I jolted from my revere and drove down my parent's steep driveway. Glancing at their elegant '60s-style house that dad designed in his 30s while a newly established architect, I couldn't help thinking about the 'improvements' made to so many of the other houses on the block over the years that have been sold by their original owners, and what would happen to our old house when mom and dad moved out. But so far, none had been torn down. That had, so far, been the MO for the quaint bungalows and pre-WWII houses in the Heights and Hillcrest neighborhoods to make room for the McMansions of today, that lumber right up to the edge of their properties, dwarfing their more modest neighbors.

It was a shock to have that happen here -- to a thoughtfully designed house. Destroying it and a 5-acre lot of trees seemed sacrilege. It truly is, now, the end of an era.

footnote:
Another house was torn down several years ago that felt as shocking. My best male friend--my boyfriend in high school--had an architect-dad as well, and their beautiful house fell into ruin when it was sold. In our lifetime the road the house was on went from being surrounded by bucolic countryside to bustling strip centers and a main street.

This house I'll remember for many special memories. In my mind it will be 'forever young,' as we were then. When walking inside you couldn't tell from the front it was actually a large split-level that hugged the hillside, and the horizontal windows overlooked the wooded lot. It felt like a posh tree-house.

Though prime real estate by the time the family was grown and gone, it was hard to see it fall into decay to make room for more silly little stores in the future. It was painful to see it look so overgrown and ruined after the second owner allowed it to go to seed, but it was still an affront to drive by one day and see it was no more...

9 comments:

Jane said...

This was such a beautiful description of both the place(s) and the feeling.

I needed to think of something like this after today. Thank you.

Ms. A said...

Times changes all things, sadly, including us. If we are lucky, time doesn't change the memories, it makes them more cherished. Hold onto them!

"Happy Easter!"

marciamayo said...

I love places and spaces and homes. I often dream about my childhood home, which my parents sold over 30 years ago.
I am mourning with you.

Chris said...

A perfect parable of the ravages time brings. I never realized until recently that it's not just decay, but changing tastes and values that contributed to the passage of all things. We have been thinking of you both.

ReformingGeek said...

That's so sad. Although a house has memories, it's still just a structure, a shell. I feel a little more pain for the damage to nature. :(

e said...

What you describe so well here is an absence of any sense of history or any sense of place. It is sad to live in a country where McMansions are seen as "making it," because the way of life they represent is ultimately unsustainable.

Best to you both.

Jayne Martin said...

I can't bear it. My heart aches for you. There will never be anything built as lovingly or special as what once was. And the destruction of the trees! I'm sick for you.

Annie (Lady M) x said...

Crikey, I really feel for you. No matter what happens to them, those houses are filled with memories, to see them decimated must be heart-breaking.
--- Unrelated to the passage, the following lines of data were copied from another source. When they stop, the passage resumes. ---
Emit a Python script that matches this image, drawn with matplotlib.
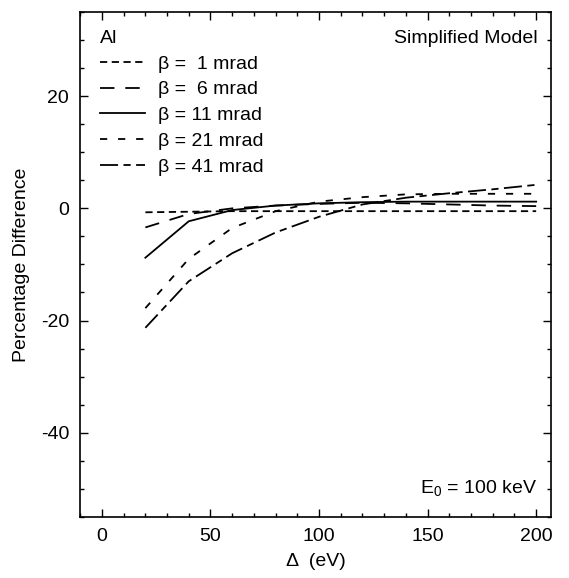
import numpy as np
import matplotlib
matplotlib.use("Agg")
import matplotlib.pyplot as plt
from matplotlib.ticker import MultipleLocator

plt.rcParams['font.family'] = ['Liberation Sans', 'DejaVu Sans']
plt.rcParams['mathtext.fontset'] = 'custom'
plt.rcParams['mathtext.rm'] = 'Liberation Sans'
plt.rcParams['axes.unicode_minus'] = False

# energy window (eV)
delta = [20, 40, 60, 80, 100, 120, 140, 160, 180, 200]

# percentage difference for each collection angle
b1 = [-0.7, -0.6, -0.5, -0.5, -0.5, -0.5, -0.5, -0.5, -0.5, -0.5]
b6 = [-3.4, -1.0, 0.0, 0.5, 0.8, 1.0, 0.9, 0.7, 0.5, 0.4]
b11 = [-8.8, -2.3, -0.3, 0.5, 0.9, 1.1, 1.2, 1.2, 1.2, 1.2]
b21 = [-17.8, -9.0, -3.5, -0.5, 1.2, 2.0, 2.5, 2.6, 2.6, 2.6]
b41 = [-21.3, -13.0, -8.0, -4.3, -1.5, 0.7, 1.9, 2.7, 3.4, 4.2]

labels = ["\u03b2 =  1 mrad", "\u03b2 =  6 mrad", "\u03b2 = 11 mrad",
          "\u03b2 = 21 mrad", "\u03b2 = 41 mrad"]

fs = 14

fig = plt.figure(figsize=(5.69, 5.78), dpi=100)
ax = fig.add_axes([0.141, 0.106, 0.828, 0.873])

lw = 1.3
ax.plot(delta, b1, color="black", lw=lw, dashes=(4, 2.5), label=labels[0])
ax.plot(delta, b6, color="black", lw=lw, dashes=(8, 6), label=labels[1])
ax.plot(delta, b11, color="black", lw=lw, label=labels[2])
ax.plot(delta, b21, color="black", lw=lw, dashes=(4, 6), label=labels[3])
ax.plot(delta, b41, color="black", lw=lw, dashes=(10, 3, 4, 3), label=labels[4])

ax.set_xlim(-10, 207)
ax.set_ylim(-55, 35)
ax.xaxis.set_major_locator(MultipleLocator(50))
ax.xaxis.set_minor_locator(MultipleLocator(10))
ax.yaxis.set_major_locator(MultipleLocator(20))
ax.yaxis.set_minor_locator(MultipleLocator(5))
ax.tick_params(which="both", direction="in", top=True, right=True,
               labelsize=fs, width=1)
ax.tick_params(which="major", length=6, pad=8)
ax.tick_params(which="minor", length=3)
for s in ax.spines.values():
    s.set_linewidth(1.2)

ax.set_xlabel("\u0394  (eV)", fontsize=fs, labelpad=6)
ax.set_ylabel("Percentage Difference", fontsize=fs, labelpad=8)

ax.text(0.042, 0.965, "Al", transform=ax.transAxes, fontsize=fs,
        va="top", ha="left")
ax.text(0.97, 0.965, "Simplified Model", transform=ax.transAxes,
        fontsize=fs, va="top", ha="right")
ax.text(0.97, 0.035, "E$_0$ = 100 keV", transform=ax.transAxes,
        fontsize=fs, va="bottom", ha="right")

ax.legend(loc="upper left", bbox_to_anchor=(0.042, 0.915), frameon=False,
          fontsize=fs, handlelength=2.3, handletextpad=0.7,
          labelspacing=0.42, borderaxespad=0, borderpad=0)

plt.savefig("out.png", dpi=100)
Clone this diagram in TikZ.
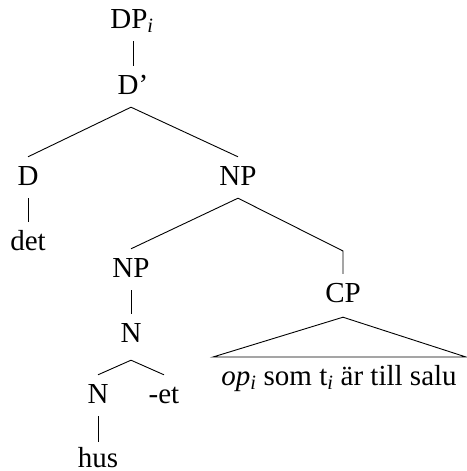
\documentclass[tikz,border=0pt]{standalone}
\usepackage{fontspec}
\setmainfont{Liberation Serif}
\begin{document}
\begin{tikzpicture}[x=1pt,y=-1pt,
  lbl/.style={font=\fontsize{29}{35}\selectfont, anchor=base, inner xsep=0pt, inner ysep=9pt, text height=19pt, text depth=4pt},
  edge/.style={draw=black, line width=0.9pt}]
\useasboundingbox (0,0) rectangle (466,471);
\node[lbl] (dp) at (132,28) {DP\textsubscript{\textit{i}}};
\node[lbl] (dbar) at (133,94) {D’};
\node[lbl] (d) at (28,185) {D};
\node[lbl] (np) at (238,185) {NP};
\node[lbl] (det) at (28,250) {det};
\node[lbl] (np2) at (131,277) {NP};
\node[lbl] (n) at (131,342) {N};
\node[lbl] (n2) at (98,403) {N};
\node[lbl] (et) at (164,403) {-et};
\node[lbl, text depth=0pt, inner ysep=2pt] (hus) at (98,467) {hus};
\node[lbl] (cp) at (343,302) {CP};
\node[lbl] (s) at (339,385) {\textit{op}\textsubscript{\textit{i}} som t\textsubscript{\textit{i}} är till salu};
\coordinate (bend) at (343,251);
\coordinate (tl) at (213,357);
\coordinate (tr) at (466,357);
\draw[edge] ([xshift=1pt]dp.south) -- (dbar.north);
\draw[edge] ([xshift=-2pt]dbar.south) -- (d.north);
\draw[edge] ([xshift=-2pt]dbar.south) -- (np.north);
\draw[edge] (d.south) -- (det.north);
\draw[edge] (np.south) -- (np2.north);
\draw[edge] (np.south) -- (bend) -- (cp.north);
\draw[edge] (np2.south) -- (n.north);
\draw[edge] ([yshift=-5pt]n.south) -- (n2.north);
\draw[edge] ([yshift=-5pt]n.south) -- (et.north);
\draw[edge] (n2.south) -- ([yshift=4pt]hus.north);
\draw[edge] ([yshift=-2pt]cp.south) -- (tl) -- (tr) -- cycle;
\end{tikzpicture}
\end{document}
I am currently in the process of selling the house where my daughter was born, and it is awful enough letting strangers wander round and poke into the crannies.

Strength sista!

Traci Marie Wolf said...

Wow! What a very emotional time for you, I totally understand not only the attachment to the house because of memories but as the daughter of an architect as well. Double emotional whammy. How wonderful to have grown up in the same neighborhood your whole life, I was raised all over and I feel twinges of sentiment for those places so I can (although in a smaller scale) understand how you feel. As far as appreciation goes, my dad's a carpenter and mechanic so when something in those areas is half-assed I definitely notice. Same thing goes for catering and flowers (my step mother excellently does both) Whenever I attend a party with sucky catering or see someone who paid top dollar for mediocre flower arrangements, I try not to judge but I notice. I hope things are getting back to normal for you and Excy.